If you think the privatization of public education represents “positive social change,” this may be the fund for you.

Turner Capital, in partnership with tennis star (and high school dropout) Andre Agassi, predict returns of 12%. In these days of low interest rates, that is a handsome return.

“LOS ANGELES—Turner Impact Capital has launched the Turner-Agassi Charter School Facilities Fund II to invest up to $1 billion in charter school development nationwide.
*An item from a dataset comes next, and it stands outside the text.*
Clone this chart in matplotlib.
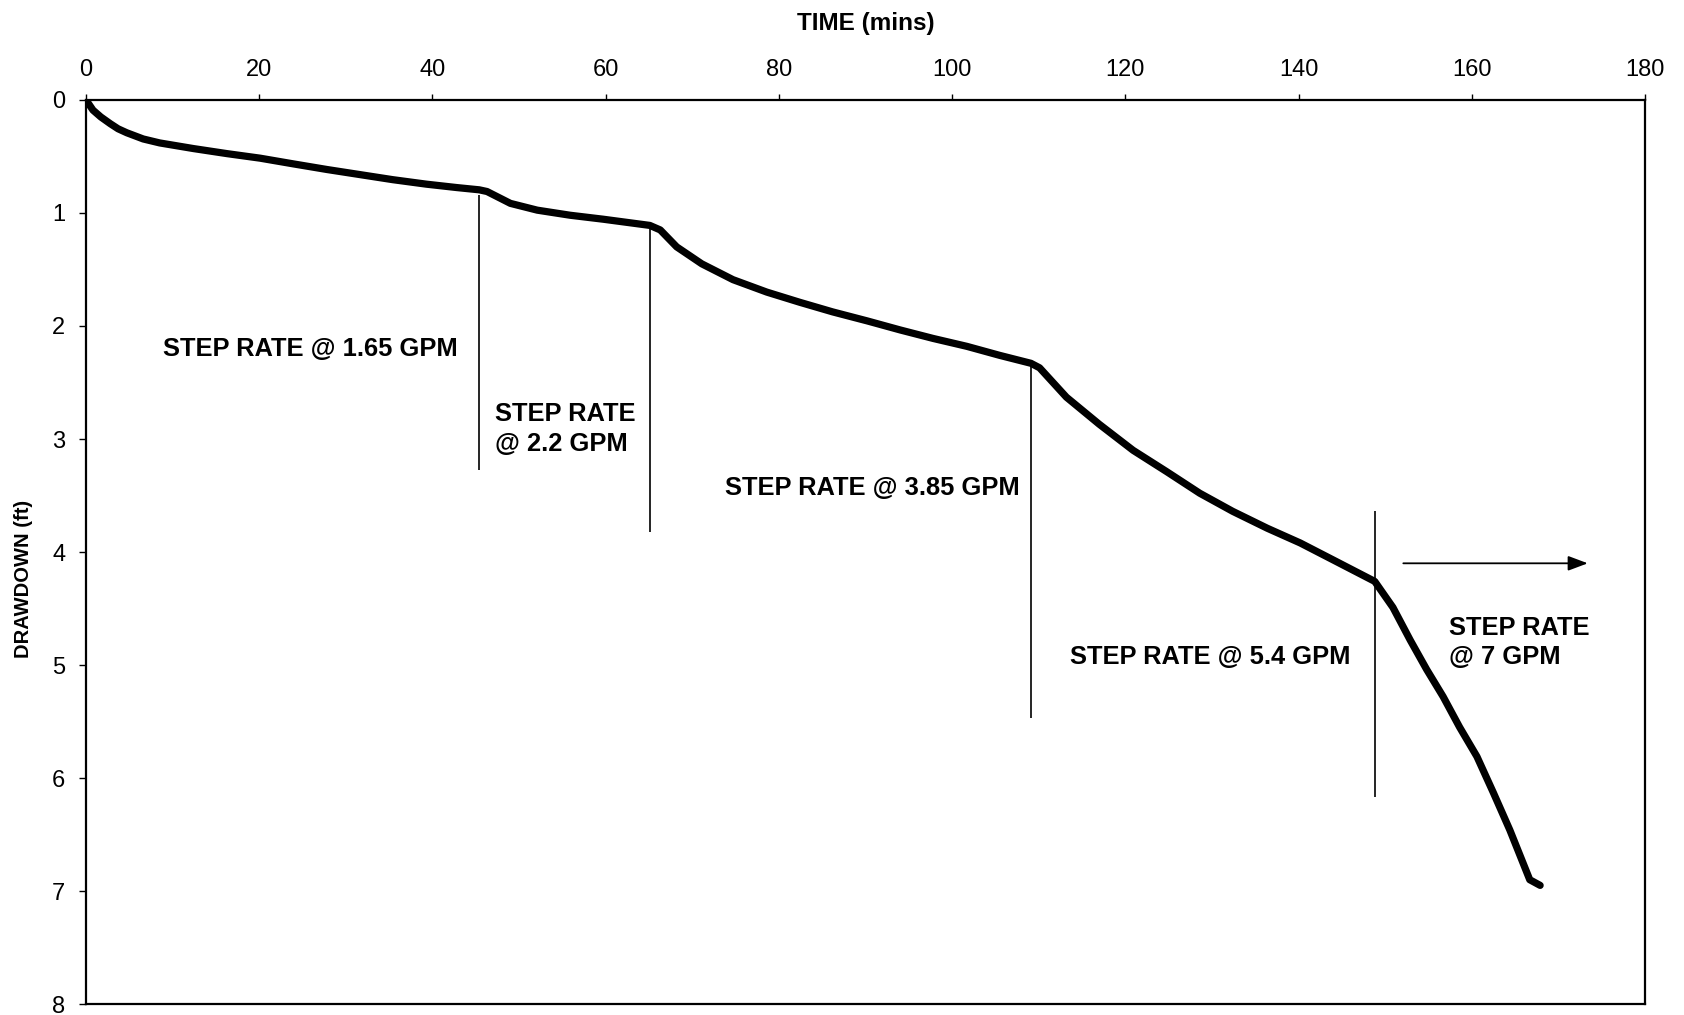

The fund plans to build 130 charter schools for best-in-class operators by 2020. This is an evolution in Turner’s social-impact investment model, which simultaneously produces investor returns—as much as 12%—while promoting and motivating positive social change.

“Bobby Turner, CEO of Turner Impact Capital, expects the fund to hit $400 million in commitments by late November 2015. The remaining $600 million of the $1 billion fund will be secured through construction debt. “We’ve already had our first closing with more than $150 million, and we expect to close out the fund by the end of November,” Turner tells “We are also incredibly excited to announce that we have partnered with Merrill Lynch to offer up to $100 million of the fund to clients of their private banking platform. It is exciting for us because it is an opportunity to enable individual investors, not just institutional investors, and high net worth individuals to be a socially impactful investor.”

“In addition to Merrill Lynch, the investors in the fund include the University of Michigan endowment, the Texas Permanent School Fund and Citibank. The fund has a $5 million investment minimum and will focus on developing the facilities in dense and distressed neighborhoods nationwide. The schools will be net-leased to charter school operators. “We build environmentally friendly and learning-friendly educational facilities for best-in-class charter school operators,” says Turner. “In essence, we are a build-to-suit private equity fund with the caveat that we provide a bridge to ownership.”